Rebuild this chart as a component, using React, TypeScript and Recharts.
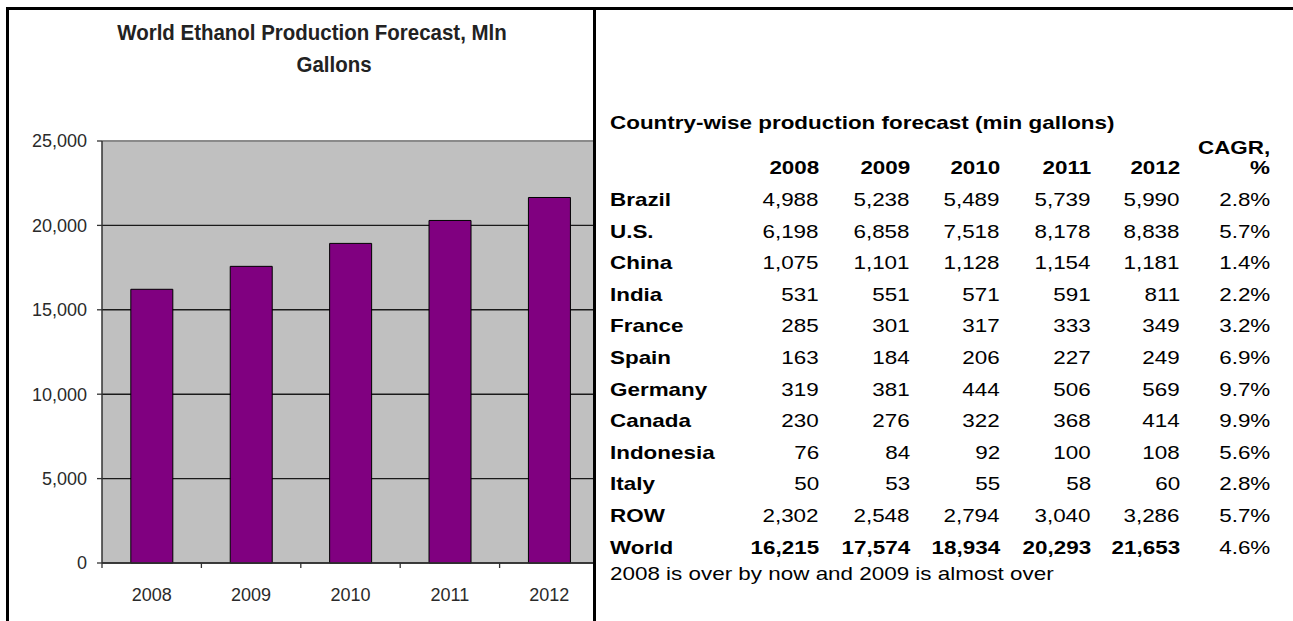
import React from 'react';
import { BarChart, Bar, XAxis, YAxis, CartesianGrid, ReferenceLine } from 'recharts';

const years = ['2008', '2009', '2010', '2011', '2012'];
const worldTotals = [16215, 17574, 18934, 20293, 21653];
const yTicks = [0, 5000, 10000, 15000, 20000, 25000];

const countries = ['Brazil', 'U.S.', 'China', 'India', 'France', 'Spain', 'Germany', 'Canada', 'Indonesia', 'Italy', 'ROW', 'World'];
const v2008 = [4988, 6198, 1075, 531, 285, 163, 319, 230, 76, 50, 2302, 16215];
const v2009 = [5238, 6858, 1101, 551, 301, 184, 381, 276, 84, 53, 2548, 17574];
const v2010 = [5489, 7518, 1128, 571, 317, 206, 444, 322, 92, 55, 2794, 18934];
const v2011 = [5739, 8178, 1154, 591, 333, 227, 506, 368, 100, 58, 3040, 20293];
const v2012 = [5990, 8838, 1181, 811, 349, 249, 569, 414, 108, 60, 3286, 21653];
const cagr = ['2.8%', '5.7%', '1.4%', '2.2%', '3.2%', '6.9%', '9.7%', '9.9%', '5.6%', '2.8%', '5.7%', '4.6%'];

const chartTitle = ['World Ethanol Production Forecast, Mln', 'Gallons'];
const tableTitle = 'Country-wise production forecast (min gallons)';
const footnote = '2008 is over by now and 2009 is almost over';

const chartData = years.map((y, i) => ({ year: y, value: worldTotals[i] }));
const yearCols = [v2008, v2009, v2010, v2011, v2012];

const FONT = "'Liberation Sans', Arial, Helvetica, sans-serif";
const fmt = (n: number) => n.toLocaleString('en-US');

const XTick = (props: any) => {
  const { x, y, payload, index } = props;
  const half = payload && typeof payload.offset === 'number' && payload.offset > 0 ? payload.offset : 49.7;
  return (
    <g>
      <line x1={x - half} x2={x - half} y1={y - 5} y2={y} stroke="#333" strokeWidth={1.3} />
      {index === years.length - 1 && (
        <line x1={x + half} x2={x + half} y1={y - 5} y2={y} stroke="#333" strokeWidth={1.3} />
      )}
      <text x={x} y={y + 27} textAnchor="middle" dominantBaseline="central" fill="#2a2a2a" fontSize={18} fontFamily={FONT}>
        {payload.value}
      </text>
    </g>
  );
};

const colRights = [819, 910, 1000, 1091, 1180, 1270];
const labelLeft = 610;
const rowY0 = 200;
const rowStep = 31.6;

const cellStyle = (y: number, bold: boolean): React.CSSProperties => ({
  position: 'absolute',
  top: y,
  fontFamily: FONT,
  fontSize: 19,
  fontWeight: bold ? 'bold' : 'normal',
  color: '#000',
  whiteSpace: 'nowrap',
  lineHeight: '20px',
});

const Right = ({ x, y, bold, children }: any) => (
  <div style={{ ...cellStyle(y, bold), right: 1293 - x, transform: 'translateY(-50%) scaleX(1.18)', transformOrigin: 'right center' }}>{children}</div>
);
const Left = ({ x, y, bold, children }: any) => (
  <div style={{ ...cellStyle(y, bold), left: x, transform: 'translateY(-50%) scaleX(1.18)', transformOrigin: 'left center' }}>{children}</div>
);

const titleStyle = (x: number, y: number): React.CSSProperties => ({
  position: 'absolute',
  left: x,
  top: y,
  transform: 'translate(-50%, -50%) scaleX(0.93)',
  fontFamily: FONT,
  fontWeight: 'bold',
  fontSize: 22,
  color: '#222',
  whiteSpace: 'nowrap',
});

export default function App() {
  return (
    <div style={{ position: 'absolute', left: 0, top: 0, width: 1293, height: 621, background: '#fff', overflow: 'hidden' }}>
      {/* borders */}
      <div style={{ position: 'absolute', left: 6, top: 7, width: 1300, height: 3, background: '#000' }} />
      <div style={{ position: 'absolute', left: 6, top: 7, width: 3, height: 620, background: '#000' }} />

      {/* chart panel */}
      <div style={{ position: 'absolute', left: 0, top: 0, width: 593, height: 621, overflow: 'hidden' }}>
        <BarChart width={620} height={621} data={chartData} margin={{ top: 141, right: 21, bottom: 0, left: 0 }} barCategoryGap="29%">
          <CartesianGrid vertical={false} stroke="#1a1a1a" strokeWidth={1.4} fill="#C0C0C0" fillOpacity={1} />
          <ReferenceLine y={25000} stroke="#8a8a8a" strokeWidth={2} />
          <XAxis dataKey="year" tickLine={false} tickSize={5} tickMargin={0} axisLine={{ stroke: '#333', strokeWidth: 1.4 }} tick={<XTick />} interval={0} height={58} />
          <YAxis
            type="number"
            domain={[0, 25000]}
            ticks={yTicks}
            tickFormatter={fmt}
            width={102}
            tickSize={5}
            tickMargin={10}
            axisLine={{ stroke: '#333', strokeWidth: 1.5 }}
            tickLine={{ stroke: '#333', strokeWidth: 1.3 }}
            tick={{ fill: '#2a2a2a', fontSize: 18, fontFamily: FONT }}
          />
          <Bar dataKey="value" fill="#800080" stroke="#000" strokeWidth={1} isAnimationActive={false} />
        </BarChart>
        <div style={titleStyle(312, 33)}>{chartTitle[0]}</div>
        <div style={titleStyle(334, 65)}>{chartTitle[1]}</div>
      </div>

      {/* divider */}
      <div style={{ position: 'absolute', left: 593, top: 7, width: 3, height: 620, background: '#000' }} />

      {/* table */}
      <Left x={labelLeft} y={123} bold>{tableTitle}</Left>
      <Right x={colRights[5]} y={148} bold>CAGR,</Right>
      {years.map((yr, j) => (
        <Right key={yr} x={colRights[j]} y={168} bold>{yr}</Right>
      ))}
      <Right x={colRights[5]} y={168} bold>%</Right>
      {countries.map((c, i) => {
        const y = rowY0 + i * rowStep;
        const isWorld = c === 'World';
        return (
          <React.Fragment key={c}>
            <Left x={labelLeft} y={y} bold>{c}</Left>
            {yearCols.map((col, j) => (
              <Right key={j} x={colRights[j]} y={y} bold={isWorld}>{fmt(col[i])}</Right>
            ))}
            <Right x={colRights[5]} y={y} bold={false}>{cagr[i]}</Right>
          </React.Fragment>
        );
      })}
      <Left x={labelLeft} y={574} bold={false}>{footnote}</Left>
    </div>
  );
}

———

__GOAL__: All of the data needs repeating exactly, but the pictures do not.

__OUTPUT OF THE TASK__:
Rebuild this chart as a component, using React, TypeScript and Recharts.
import React from 'react';
import { BarChart, Bar, XAxis, YAxis, CartesianGrid, ReferenceLine } from 'recharts';

const years = ['2008', '2009', '2010', '2011', '2012'];
const worldTotals = [16215, 17574, 18934, 20293, 21653];
const yTicks = [0, 5000, 10000, 15000, 20000, 25000];

const countries = ['Brazil', 'U.S.', 'China', 'India', 'France', 'Spain', 'Germany', 'Canada', 'Indonesia', 'Italy', 'ROW', 'World'];
const v2008 = [4988, 6198, 1075, 531, 285, 163, 319, 230, 76, 50, 2302, 16215];
const v2009 = [5238, 6858, 1101, 551, 301, 184, 381, 276, 84, 53, 2548, 17574];
const v2010 = [5489, 7518, 1128, 571, 317, 206, 444, 322, 92, 55, 2794, 18934];
const v2011 = [5739, 8178, 1154, 591, 333, 227, 506, 368, 100, 58, 3040, 20293];
const v2012 = [5990, 8838, 1181, 811, 349, 249, 569, 414, 108, 60, 3286, 21653];
const cagr = ['2.8%', '5.7%', '1.4%', '2.2%', '3.2%', '6.9%', '9.7%', '9.9%', '5.6%', '2.8%', '5.7%', '4.6%'];

const chartTitle = ['World Ethanol Production Forecast, Mln', 'Gallons'];
const tableTitle = 'Country-wise production forecast (min gallons)';
const footnote = '2008 is over by now and 2009 is almost over';

const chartData = years.map((y, i) => ({ year: y, value: worldTotals[i] }));
const yearCols = [v2008, v2009, v2010, v2011, v2012];

const FONT = "'Liberation Sans', Arial, Helvetica, sans-serif";
const fmt = (n: number) => n.toLocaleString('en-US');

const XTick = (props: any) => {
  const { x, y, payload, index } = props;
  const half = payload && typeof payload.offset === 'number' && payload.offset > 0 ? payload.offset : 49.7;
  return (
    <g>
      <line x1={x - half} x2={x - half} y1={y - 5} y2={y} stroke="#333" strokeWidth={1.3} />
      {index === years.length - 1 && (
        <line x1={x + half} x2={x + half} y1={y - 5} y2={y} stroke="#333" strokeWidth={1.3} />
      )}
      <text x={x} y={y + 27} textAnchor="middle" dominantBaseline="central" fill="#2a2a2a" fontSize={18} fontFamily={FONT}>
        {payload.value}
      </text>
    </g>
  );
};

const colRights = [819, 910, 1000, 1091, 1180, 1270];
const labelLeft = 610;
const rowY0 = 200;
const rowStep = 31.6;

const cellStyle = (y: number, bold: boolean): React.CSSProperties => ({
  position: 'absolute',
  top: y,
  fontFamily: FONT,
  fontSize: 19,
  fontWeight: bold ? 'bold' : 'normal',
  color: '#000',
  whiteSpace: 'nowrap',
  lineHeight: '20px',
});

const Right = ({ x, y, bold, children }: any) => (
  <div style={{ ...cellStyle(y, bold), right: 1293 - x, transform: 'translateY(-50%) scaleX(1.18)', transformOrigin: 'right center' }}>{children}</div>
);
const Left = ({ x, y, bold, children }: any) => (
  <div style={{ ...cellStyle(y, bold), left: x, transform: 'translateY(-50%) scaleX(1.18)', transformOrigin: 'left center' }}>{children}</div>
);

const titleStyle = (x: number, y: number): React.CSSProperties => ({
  position: 'absolute',
  left: x,
  top: y,
  transform: 'translate(-50%, -50%) scaleX(0.93)',
  fontFamily: FONT,
  fontWeight: 'bold',
  fontSize: 22,
  color: '#222',
  whiteSpace: 'nowrap',
});

export default function App() {
  return (
    <div style={{ position: 'absolute', left: 0, top: 0, width: 1293, height: 621, background: '#fff', overflow: 'hidden' }}>
      {/* borders */}
      <div style={{ position: 'absolute', left: 6, top: 7, width: 1300, height: 3, background: '#000' }} />
      <div style={{ position: 'absolute', left: 6, top: 7, width: 3, height: 620, background: '#000' }} />

      {/* chart panel */}
      <div style={{ position: 'absolute', left: 0, top: 0, width: 593, height: 621, overflow: 'hidden' }}>
        <BarChart width={620} height={621} data={chartData} margin={{ top: 141, right: 21, bottom: 0, left: 0 }} barCategoryGap="29%">
          <CartesianGrid vertical={false} stroke="#1a1a1a" strokeWidth={1.4} fill="#C0C0C0" fillOpacity={1} />
          <ReferenceLine y={25000} stroke="#8a8a8a" strokeWidth={2} />
          <XAxis dataKey="year" tickLine={false} tickSize={5} tickMargin={0} axisLine={{ stroke: '#333', strokeWidth: 1.4 }} tick={<XTick />} interval={0} height={58} />
          <YAxis
            type="number"
            domain={[0, 25000]}
            ticks={yTicks}
            tickFormatter={fmt}
            width={102}
            tickSize={5}
            tickMargin={10}
            axisLine={{ stroke: '#333', strokeWidth: 1.5 }}
            tickLine={{ stroke: '#333', strokeWidth: 1.3 }}
            tick={{ fill: '#2a2a2a', fontSize: 18, fontFamily: FONT }}
          />
          <Bar dataKey="value" fill="#800080" stroke="#000" strokeWidth={1} isAnimationActive={false} />
        </BarChart>
        <div style={titleStyle(312, 33)}>{chartTitle[0]}</div>
        <div style={titleStyle(334, 65)}>{chartTitle[1]}</div>
      </div>

      {/* divider */}
      <div style={{ position: 'absolute', left: 593, top: 7, width: 3, height: 620, background: '#000' }} />

      {/* table */}
      <Left x={labelLeft} y={123} bold>{tableTitle}</Left>
      <Right x={colRights[5]} y={148} bold>CAGR,</Right>
      {years.map((yr, j) => (
        <Right key={yr} x={colRights[j]} y={168} bold>{yr}</Right>
      ))}
      <Right x={colRights[5]} y={168} bold>%</Right>
      {countries.map((c, i) => {
        const y = rowY0 + i * rowStep;
        const isWorld = c === 'World';
        return (
          <React.Fragment key={c}>
            <Left x={labelLeft} y={y} bold>{c}</Left>
            {yearCols.map((col, j) => (
              <Right key={j} x={colRights[j]} y={y} bold={isWorld}>{fmt(col[i])}</Right>
            ))}
            <Right x={colRights[5]} y={y} bold={false}>{cagr[i]}</Right>
          </React.Fragment>
        );
      })}
      <Left x={labelLeft} y={574} bold={false}>{footnote}</Left>
    </div>
  );
}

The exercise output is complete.